Tucked in a Chenango Street parking lot, Binghamton’s last gay bar carries on the tradition of an area once rife with LGBTQ hotspots. Squiggy’s Bar is owned and run by Binghamton community member Jo Strong, a veteran of the Triple Cities’ thriving gay and lesbian social scenes of the ‘70s, ‘80s and ‘90s.
Originally from Deposit, New York, a town in nearby Delaware County, Strong moved to Binghamton in the mid-‘70s to work at General Electric. While she missed out on a lot of the party scene because she was working while going to night school, she still frequented many of the era’s popular bars. As early as the ‘50s, Binghamton was home to an LGBTQ social scene that became increasingly less covert with the advent of the gay liberation movement.
According to Greene community member Bob Bullock, a bar called Poor George’s beachcomber served as a clandestine meeting place in the late ‘50s and early ‘60s. When it was razed for urban renewal, the owner opened a new bar called the Gaslight House, and the crowds followed.
In the ’70s, crowds flocked to the Cadillac Bar and Grill, which was located at the corner of Court and Front near what is now Peterson’s Tavern. The Cadillac served as a social center for much of the Binghamton Gay Liberation Group, a group that consisted heavily of Binghamton University students. It was also home to Partners, Binghamton’s first gay women’s softball team.

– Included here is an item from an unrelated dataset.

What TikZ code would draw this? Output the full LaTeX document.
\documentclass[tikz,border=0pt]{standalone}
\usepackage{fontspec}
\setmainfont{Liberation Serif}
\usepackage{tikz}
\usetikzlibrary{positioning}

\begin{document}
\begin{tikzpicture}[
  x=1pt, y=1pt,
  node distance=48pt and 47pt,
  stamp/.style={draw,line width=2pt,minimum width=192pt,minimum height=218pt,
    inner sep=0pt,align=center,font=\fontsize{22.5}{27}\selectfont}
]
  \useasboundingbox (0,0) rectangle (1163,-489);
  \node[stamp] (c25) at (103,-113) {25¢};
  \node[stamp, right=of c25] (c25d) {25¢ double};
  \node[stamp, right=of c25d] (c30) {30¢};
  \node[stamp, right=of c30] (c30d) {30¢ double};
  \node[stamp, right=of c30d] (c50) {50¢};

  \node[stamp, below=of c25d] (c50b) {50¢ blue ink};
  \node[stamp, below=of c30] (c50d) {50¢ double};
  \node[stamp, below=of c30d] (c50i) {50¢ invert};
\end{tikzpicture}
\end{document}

Binghamton community member John Cramer shared memories of hanging out outside the Cadillac before he was old enough to go inside.
“It was an exciting time,” he wrote in a Facebook comment. “We were on the edge of a greater awareness and acceptance in the community.”
Lenny’s on Court Street, which existed until 2015 through a series of incarnations as Risky Business, Prism and finally Merlin’s, first functioned as a private club for gay men. The bar charged membership fees to deter outsiders and keep patrons from being outed.
Strong said the community of gay men at Lenny’s inspired gay women to create a similar space of their own. Herizon, located on State Street, was a private club founded in 1975. At its peak, the club’s dues-paying membership included over 300 women, a lively community of volunteers and patrons that hosted concerts, campouts, cabarets and more. After changing locations once, Herizon closed by the mid-’90s due to membership petering out and volunteers becoming scarce.
Strong said the gradual disappearance of the area’s gay bars is due to no single factor, but a number of changes in the area’s population.
“During the ‘80s we lost a lot of people to AIDS, and people started to move out of the area when the companies left,” she said.
Changes in dating culture at large might also be to blame. Strong said that while technology has made it easier to connect with patrons, it has also led people toward dating sites when looking to meet partners.
“Social media has changed a lot of things,” she said. “People aren’t meeting at the bars anymore.”
Several other spots have sprung up and closed through the decades — The Green Onion, Wizard’s, Numbers and most recently Zipper’s, to name a few. Pop-up bar and nightclub Rosalind, open for just a few months in 2017, hosted regular drag shows at its location on Pine Street.
This brings us at last to Squiggy’s. Decorated with dreamy blue and purple lights, quirky holiday decor and tinsel garlands, the bar’s single long room is paneled with old mirrors and furnished with simple wooden tables and chairs. Strong patronized the bar in the ’80s, buying it in 1990 when the previous owners decided to sell. Nowadays, she runs the bar herself with very little staff, hiring additional bartenders just for special events.
Strong said her clientele has varied in her 29 years at the bar. When she first bought Squiggy’s, it garnered a reputation for being a “women’s bar”, but now a lot of her regular customers are older men. The bar draws mixed crowds for popular events like Divas After Dark, a weekly drag show organized by local queens Dede Kupps and Katrina, and the bar’s annual Toys for Tots benefit drag show in remembrance of late Prism owner Doug Guiles.
Adam Bombay, a Binghamton community member and drag queen who performs locally as India Bombay, said that he’s seen a recent rise in the number of BU students at Squiggy’s, mainly for drag events and fundraisers.
“We used to have a lot of fun at Squiggy’s, and as an older person now in my 30s I see it coming back a little bit,” he said.
Squiggy’s operates as a functional and supportive space as well as a venue for entertainment. A counter by the bar boasts a jar of free condoms supplied by Southern Tier AIDS Program, and Strong can often be found cooking meals for patrons on Sunday nights.
Bombay said the bar has always been more than just a spot for hookups or partying: It serves as a home away from home, filling an especially profound role in the history of Binghamton’s LGBTQ positive spaces.
“At [other bars] you always felt welcome, but you didn’t feel like you were part of a family,” he said. “At Squiggy’s, it’s a place you want to be.”